The International Association of Athletics Federations (IAAF) has said it will double its anti-doping budget. The move is part of a 10-point plan by IAAF President Sebastian Coe to "restore trust" in athletics.
The announcement on Tuesday came just weeks after the athletics world ran into crisis following an initial report by the independent commission of the World Anti-Doping Agency (WADA).
The report detailed the systematic, state-sponsored doping and related corruption in Russia. It also resulted in the country's provisional suspension from track and field events.
The IAAF itself has also been caught up in corruption allegations in recent months, including the taking of bribes to cover up doping.
Retired IAAF president, Lamime Diack was also placed under formal investigation by French authorities in December 2015 on suspicion of money laundering and corruption.

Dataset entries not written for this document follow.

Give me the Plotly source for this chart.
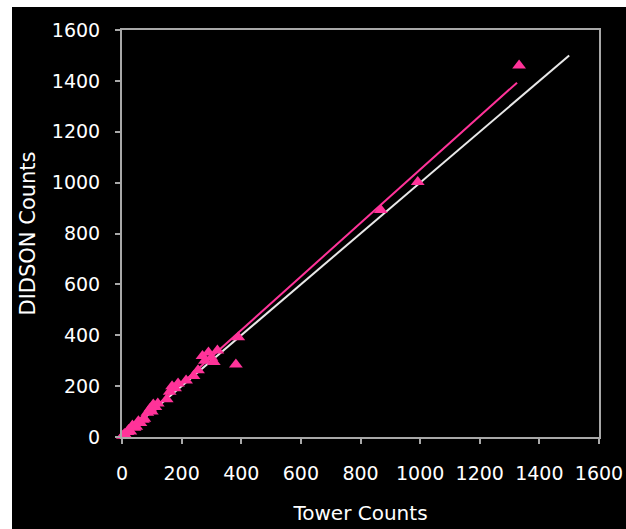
import plotly.graph_objects as go

# Observed counts
tower_counts = [3, 8, 12, 18, 22, 28, 35, 42, 48, 55, 62, 70, 75, 85, 95, 100, 105, 112, 120,
                150, 160, 168, 178, 188, 215, 240, 255, 270, 278, 290, 300, 308, 320,
                382, 390, 868, 992, 1332]
didson_counts = [5, 12, 6, 20, 28, 22, 45, 36, 40, 62, 55, 68, 72, 95, 112, 100, 128, 118, 132,
                 148, 178, 200, 192, 210, 222, 240, 262, 318, 300, 332, 312, 295, 340,
                 285, 392, 892, 1002, 1460]

# Regression line and 1:1 line
fit_x = [0, 1325]
fit_y = [0, 1393]
one_x = [0, 1500]
one_y = [0, 1500]

x_ticks = [0, 200, 400, 600, 800, 1000, 1200, 1400, 1600]
y_ticks = [0, 200, 400, 600, 800, 1000, 1200, 1400, 1600]

PINK = "#ff3399"
GRAY = "#a8a8a8"
FONT = "DejaVu Sans, Verdana, sans-serif"

fig = go.Figure()
fig.add_trace(go.Scatter(x=one_x, y=one_y, mode="lines",
                         line=dict(color="#e8e8e8", width=2), showlegend=False))
fig.add_trace(go.Scatter(x=fit_x, y=fit_y, mode="lines",
                         line=dict(color=PINK, width=2), showlegend=False))
fig.add_trace(go.Scatter(x=tower_counts, y=didson_counts, mode="markers",
                         marker=dict(symbol="triangle-up", size=12, color=PINK,
                                     line=dict(width=0)),
                         cliponaxis=False, showlegend=False))

axis_common = dict(range=[0, 1600], showgrid=False, zeroline=False, automargin=False,
                   showline=True, linecolor=GRAY, linewidth=2, mirror=True,
                   ticks="outside", ticklen=5, tickwidth=2, tickcolor=GRAY,
                   tickfont=dict(family=FONT, size=19, color="white"))

W, H = 626, 529
L, R, T, B = 122, 27, 30, 92
pw, ph = W - L - R, H - T - B

fig.update_layout(
    width=W, height=H,
    margin=dict(l=L, r=R, t=T, b=B),
    paper_bgcolor="black", plot_bgcolor="black",
    xaxis=dict(**axis_common, tickvals=x_ticks, ticklabelstandoff=13,
               title=dict(text="Tower Counts", standoff=23,
                          font=dict(family=FONT, size=20, color="white"))),
    yaxis=dict(**axis_common, tickvals=y_ticks, ticklabelstandoff=11,
               title=dict(text="DIDSON Counts", standoff=10,
                          font=dict(family=FONT, size=21, color="white"))),
    shapes=[
        dict(type="rect", xref="paper", yref="paper", x0=-L / pw - 0.05, x1=(12 - L) / pw,
             y0=-B / ph - 0.05, y1=1 + T / ph + 0.05, fillcolor="white",
             line=dict(width=0), layer="above"),
        dict(type="rect", xref="paper", yref="paper", x0=-L / pw - 0.05, x1=1 + R / pw + 0.05,
             y0=1 + (T - 7) / ph, y1=1 + T / ph + 0.05, fillcolor="white",
             line=dict(width=0), layer="above"),
    ],
)

fig.write_html("out.html", config={"displayModeBar": False},
               post_script="document.body.style.margin='0';document.documentElement.style.overflow='hidden';")
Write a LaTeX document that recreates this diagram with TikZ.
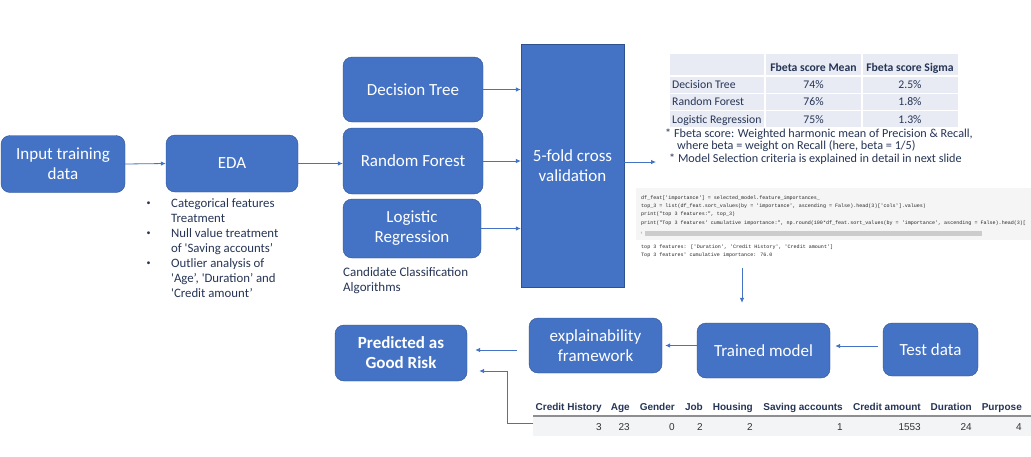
\documentclass[tikz,border=0pt]{standalone}
\usepackage{fontspec}
\setmainfont{Carlito}
\newfontfamily\tabfont{Liberation Sans}
\newfontfamily\codefont{Liberation Mono}
\usetikzlibrary{math}
\usetikzlibrary{calc,arrows.meta}

\definecolor{boxblue}{HTML}{4472C4}
\definecolor{boxline}{HTML}{2F528F}
\definecolor{navy}{HTML}{263556}
\definecolor{tabbg}{HTML}{E8EBF3}
\definecolor{codebg}{HTML}{F5F5F5}
\definecolor{rowbg}{HTML}{F3F4F6}
\definecolor{hdrline}{HTML}{8E8E8E}

\tikzset{
  block/.style={draw=boxline, fill=boxblue, rounded corners=9pt, text=white, align=center,
    font=\fontsize{17}{20}\selectfont, inner sep=2pt},
  arr/.style={draw=boxblue, line width=0.8pt, -{Latex[length=5pt,width=4.5pt]}},
  note/.style={text=navy, inner sep=0pt, anchor=base west}
}

\def\sq{\textquotesingle}
\def\dq{\textquotedbl}

\begin{document}
\begin{tikzpicture}[x=1pt,y=-1pt]

% Canvas
\path[use as bounding box, fill=white] (0,0) rectangle (1031,456);

% Pipeline blocks
\node[block, minimum width=124pt, minimum height=57pt] (input) at (63,164) {Input training\\data};
\node[block, minimum width=132pt, minimum height=57pt] (eda) at (232,163.5) {EDA};
\node[block, minimum width=140pt, minimum height=65pt] (dt) at (413,89.5) {Decision Tree};
\node[block, minimum width=140pt, minimum height=66pt] (rf) at (413,161) {Random Forest};
\node[block, minimum width=138pt, minimum height=59pt] (lr) at (412,228.5) {Logistic\\Regression};
\node[block, rounded corners=0pt, minimum width=103pt, minimum height=243pt] (cv) at (572.5,165.5) {5-fold cross\\validation};

% Lower row
\node[block, font=\fontsize{17}{20}\selectfont\bfseries, minimum width=132pt, minimum height=56pt] (pred) at (401,353) {Predicted as\\Good Risk};
\node[block, minimum width=133pt, minimum height=55pt] (expl) at (595.5,345.5) {explainability\\framework};
\node[block, minimum width=133pt, minimum height=55pt] (trained) at (763.5,350.5) {Trained model};
\node[block, minimum width=95pt, minimum height=53pt] (test) at (930.5,349.5) {Test data};

% EDA bullet list
\foreach \y/\txt [count=\i] in {207/Categorical features, 222/Treatment, 237/Null value treatment,
    252/{of \sq Saving accounts’}, 267/Outlier analysis of, 282/{\sq Age’, \sq Duration’ and}, 297/{\sq Credit amount’}}{
   \node[note, font=\fontsize{12.8}{15}\selectfont] (edal\i) at (171,\y) {\txt};
}
\foreach \y [count=\i] in {207,237,267}{
   \node[note, font=\fontsize{8}{10}\selectfont] (edab\i) at (146.5,\y-1.5) {\textbullet};
}

% Caption below the models
\node[note, font=\fontsize{13}{15}\selectfont] (capa) at (343,276) {Candidate Classification};
\node[note, font=\fontsize{13}{15}\selectfont] (capb) at (343,291) {Algorithms};

% Fbeta table (cells, then white grid)
\fill[tabbg] (670,54) rectangle (958,127);
\foreach \yy in {76,93.5,110.5}{
   \draw[white, line width=1.5pt] (670,\yy) -- (958,\yy);
}
\foreach \xx in {765,862}{
   \draw[white, line width=1.5pt] (\xx,54) -- (\xx,127);
}
\node[text=navy, font=\fontsize{11.7}{14}\selectfont\bfseries, anchor=base] (hmean) at (813.5,71) {Fbeta score Mean};
\node[text=navy, font=\fontsize{11.7}{14}\selectfont\bfseries, anchor=base] (hsig) at (910,71) {Fbeta score Sigma};
\foreach \nm/\mn/\sg [count=\i] in {Decision Tree/74\%/2.5\%, Random Forest/76\%/1.8\%, Logistic Regression/75\%/1.3\%}{
   \tikzmath{ \yb = 70.5 + 17.5*\i; }
   \node[note, font=\fontsize{11.7}{14}\selectfont] (tn\i) at (672,\yb) {\nm};
   \node[text=navy, font=\fontsize{11.7}{14}\selectfont, anchor=base] (tm\i) at (813.5,\yb) {\mn};
   \node[text=navy, font=\fontsize{11.7}{14}\selectfont, anchor=base] (ts\i) at (910,\yb) {\sg};
}

% Notes under the table
\node[note, font=\fontsize{12.2}{14}\selectfont] (fna) at (665,137) {* Fbeta score: Weighted harmonic mean of Precision \& Recall,};
\node[note, font=\fontsize{12.2}{14}\selectfont] (fnb) at (677,149) {where beta = weight on Recall (here, beta = 1/5)};
\node[note, font=\fontsize{12.2}{14}\selectfont] (fnc) at (669,162) {* Model Selection criteria is explained in detail in next slide};

% Code snippet
\fill[codebg] (636,188) rectangle (1031,240);
\fill[gray!40] (645,231) rectangle (982,236);
\node[text=gray, font=\codefont\fontsize{5}{6}\selectfont, anchor=west, inner sep=0pt] (bar) at (640,233.5) {‹};
\foreach \y/\ln [count=\i] in {
   199/{df\_feat[\sq importance\sq] = selected\_model.feature\_importances\_},
   207/{top\_3 = list(df\_feat.sort\_values(by = \sq importance\sq, ascending = False).head(3)[\sq cols\sq].values)},
   215/{print(\dq top 3 features:\dq, top\_3)},
   224/{print(\dq Top 3 features\sq\ cumulative importance:\dq, np.round(100*df\_feat.sort\_values(by = \sq importance\sq, ascending = False).head(3)[},
   248/{top 3 features: [\sq Duration\sq, \sq Credit History\sq, \sq Credit amount\sq]},
   256/{Top 3 features\sq\ cumulative importance: 76.0}}{
   \node[text=black!85, font=\codefont\fontsize{5.05}{6}\selectfont, inner sep=0pt, anchor=base west] (code\i) at (641,\y) {\ln};
}

% Feature table of one test row
\fill[rowbg] (533,416) rectangle (1031,436);
\draw[hdrline, line width=2pt] (533,416) -- (1031,416);
\foreach \rx/\hd/\val [count=\i] in {602/Credit History/3, 630/Age/23, 675/Gender/0, 703/Job/2, 753/Housing/2,
    843/Saving accounts/1, 921/Credit amount/1553, 972/Duration/24, 1022/Purpose/4}{
   \node[text=navy, font=\tabfont\fontsize{10}{12}\selectfont\bfseries, inner sep=0pt, anchor=base east] (fh\i) at (\rx,410) {\hd};
   \node[text=black!80, font=\tabfont\fontsize{10}{12}\selectfont, inner sep=0pt, anchor=base east] (fv\i) at (\rx,430) {\val};
}
\coordinate (rowin) at (533,423);

% Connectors
\coordinate (fbeta) at (656,162);
\coordinate (codeout) at (742,268);
\draw[arr] (input.east) -- (eda.west);
\draw[arr] (eda.east) -- (eda.east -| rf.west);
\draw[arr] (dt.east) -- (dt.east -| cv.west);
\draw[arr] (rf.east) -- (rf.east -| cv.west);
\draw[arr] (lr.east) -- (lr.east -| cv.west);
\draw[arr] (cv.east |- fbeta) -- (fbeta);
\draw[arr, shorten >=20pt] (codeout) -- (codeout |- trained.north);
\draw[arr, shorten <=5pt, shorten >=5pt] ([yshift=3.5pt]test.west) -- ([yshift=3.5pt]test.west -| trained.east);
\draw[arr, shorten >=3pt] (trained.west |- expl.east) -- (expl.east);
\draw[arr, shorten <=12pt, shorten >=8pt] ([yshift=-4.5pt]expl.west) -- ([yshift=-4.5pt]expl.west -| pred.east);
\draw[arr, shorten >=12pt] (rowin) -- ++(-26,0) |- ([yshift=-18pt]pred.east);

\end{tikzpicture}
\end{document}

'A sport under intense scrutiny'
With just nine months to go until the Rio de Janeiro Summer Olympics, Coe said on Tuesday that to rebuild trust, the IAAF "must become an accountable, responsible and responsive organization, while the sport must adopt a values-based culture where future athletes learn from clean athletes, coaches and officials."
"Be under no illusion about how seriously I take these issues," Coe added. "I am president of an international federation which is under serious investigations and I represent a sport under intense scrutiny."
The second part of WADA's independent commission report is due to be released on January 14.